What needs to be done. From the first line of the data below through the line holding "const yTicks = [0,-0.5,-1,-1.5,-2,-2.5,-3,-3.5,-4];", output each line exactly and leave the pictures out.
+--
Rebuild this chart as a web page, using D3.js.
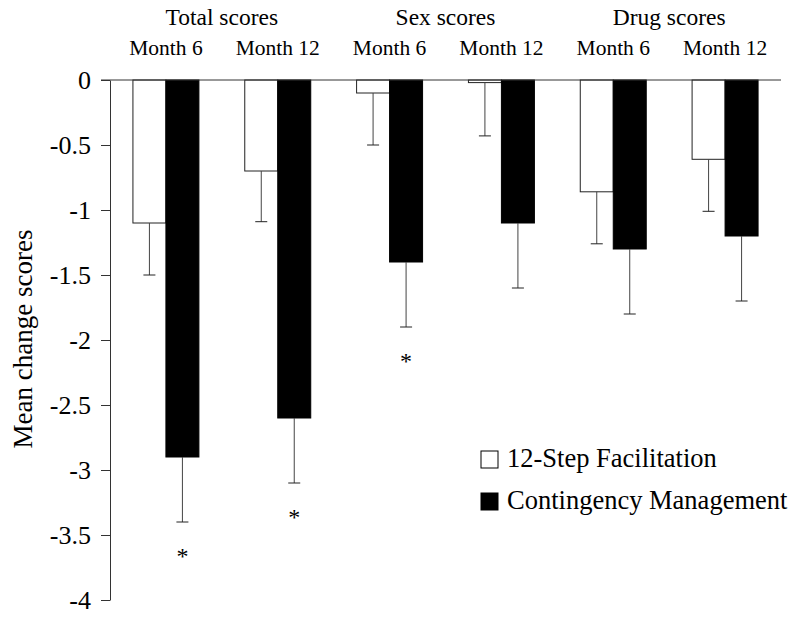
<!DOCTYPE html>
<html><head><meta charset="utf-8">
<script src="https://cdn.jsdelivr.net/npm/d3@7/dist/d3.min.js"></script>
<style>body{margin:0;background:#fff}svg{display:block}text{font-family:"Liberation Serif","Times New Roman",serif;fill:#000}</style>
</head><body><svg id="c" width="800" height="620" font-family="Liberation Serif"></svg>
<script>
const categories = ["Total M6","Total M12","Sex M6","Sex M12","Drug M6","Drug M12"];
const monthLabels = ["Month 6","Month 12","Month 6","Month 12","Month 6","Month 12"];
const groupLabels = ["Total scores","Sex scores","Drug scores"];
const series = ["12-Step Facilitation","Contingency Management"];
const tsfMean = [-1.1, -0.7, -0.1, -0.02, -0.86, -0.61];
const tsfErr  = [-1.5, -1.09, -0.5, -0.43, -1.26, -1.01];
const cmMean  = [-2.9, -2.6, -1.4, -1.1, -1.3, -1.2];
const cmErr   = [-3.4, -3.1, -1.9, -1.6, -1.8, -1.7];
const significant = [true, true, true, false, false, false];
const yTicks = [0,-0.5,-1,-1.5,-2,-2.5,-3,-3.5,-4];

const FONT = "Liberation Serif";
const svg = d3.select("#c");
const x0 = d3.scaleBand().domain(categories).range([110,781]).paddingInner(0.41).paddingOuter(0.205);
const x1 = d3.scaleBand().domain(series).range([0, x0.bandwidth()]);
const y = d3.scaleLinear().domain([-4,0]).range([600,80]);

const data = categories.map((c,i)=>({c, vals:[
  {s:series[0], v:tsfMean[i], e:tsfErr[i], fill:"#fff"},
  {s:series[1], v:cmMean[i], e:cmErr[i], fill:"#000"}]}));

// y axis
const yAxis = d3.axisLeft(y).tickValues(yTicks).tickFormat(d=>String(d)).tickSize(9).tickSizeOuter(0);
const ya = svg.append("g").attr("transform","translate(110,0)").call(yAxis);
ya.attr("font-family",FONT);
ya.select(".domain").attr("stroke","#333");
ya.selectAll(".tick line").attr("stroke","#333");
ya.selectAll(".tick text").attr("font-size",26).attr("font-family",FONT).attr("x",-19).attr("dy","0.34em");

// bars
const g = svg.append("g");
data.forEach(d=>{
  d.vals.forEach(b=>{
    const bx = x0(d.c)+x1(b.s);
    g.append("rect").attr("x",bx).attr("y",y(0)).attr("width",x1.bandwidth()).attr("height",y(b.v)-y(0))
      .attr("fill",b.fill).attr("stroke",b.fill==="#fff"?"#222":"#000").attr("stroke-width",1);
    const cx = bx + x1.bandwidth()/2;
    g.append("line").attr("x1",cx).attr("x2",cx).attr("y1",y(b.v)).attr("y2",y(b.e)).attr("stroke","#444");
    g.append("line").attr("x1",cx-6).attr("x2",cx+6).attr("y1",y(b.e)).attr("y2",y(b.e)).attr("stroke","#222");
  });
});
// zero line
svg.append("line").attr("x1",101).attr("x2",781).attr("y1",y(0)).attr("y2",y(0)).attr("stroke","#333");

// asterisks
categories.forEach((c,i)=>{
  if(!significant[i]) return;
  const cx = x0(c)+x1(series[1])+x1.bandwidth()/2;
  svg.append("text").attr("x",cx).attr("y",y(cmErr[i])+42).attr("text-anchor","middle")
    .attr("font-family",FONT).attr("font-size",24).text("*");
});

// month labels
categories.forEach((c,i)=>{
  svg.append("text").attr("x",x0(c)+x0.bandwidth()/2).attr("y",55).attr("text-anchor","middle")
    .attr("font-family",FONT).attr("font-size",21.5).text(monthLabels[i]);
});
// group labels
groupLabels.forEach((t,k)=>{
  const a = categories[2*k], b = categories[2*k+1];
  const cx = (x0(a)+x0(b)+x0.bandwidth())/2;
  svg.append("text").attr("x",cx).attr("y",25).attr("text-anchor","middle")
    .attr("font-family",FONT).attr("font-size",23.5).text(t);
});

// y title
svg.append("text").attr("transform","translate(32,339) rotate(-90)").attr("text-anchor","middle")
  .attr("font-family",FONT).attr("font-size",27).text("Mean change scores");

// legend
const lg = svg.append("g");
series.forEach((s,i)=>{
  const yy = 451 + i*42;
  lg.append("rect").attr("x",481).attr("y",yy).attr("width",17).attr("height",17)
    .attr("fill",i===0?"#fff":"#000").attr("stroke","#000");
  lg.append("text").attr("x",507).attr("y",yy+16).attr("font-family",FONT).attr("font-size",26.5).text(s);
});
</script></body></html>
+--
Solution to this task.
Rebuild this chart as a web page, using D3.js.
<!DOCTYPE html>
<html><head><meta charset="utf-8">
<script src="https://cdn.jsdelivr.net/npm/d3@7/dist/d3.min.js"></script>
<style>body{margin:0;background:#fff}svg{display:block}text{font-family:"Liberation Serif","Times New Roman",serif;fill:#000}</style>
</head><body><svg id="c" width="800" height="620" font-family="Liberation Serif"></svg>
<script>
const categories = ["Total M6","Total M12","Sex M6","Sex M12","Drug M6","Drug M12"];
const monthLabels = ["Month 6","Month 12","Month 6","Month 12","Month 6","Month 12"];
const groupLabels = ["Total scores","Sex scores","Drug scores"];
const series = ["12-Step Facilitation","Contingency Management"];
const tsfMean = [-1.1, -0.7, -0.1, -0.02, -0.86, -0.61];
const tsfErr  = [-1.5, -1.09, -0.5, -0.43, -1.26, -1.01];
const cmMean  = [-2.9, -2.6, -1.4, -1.1, -1.3, -1.2];
const cmErr   = [-3.4, -3.1, -1.9, -1.6, -1.8, -1.7];
const significant = [true, true, true, false, false, false];
const yTicks = [0,-0.5,-1,-1.5,-2,-2.5,-3,-3.5,-4];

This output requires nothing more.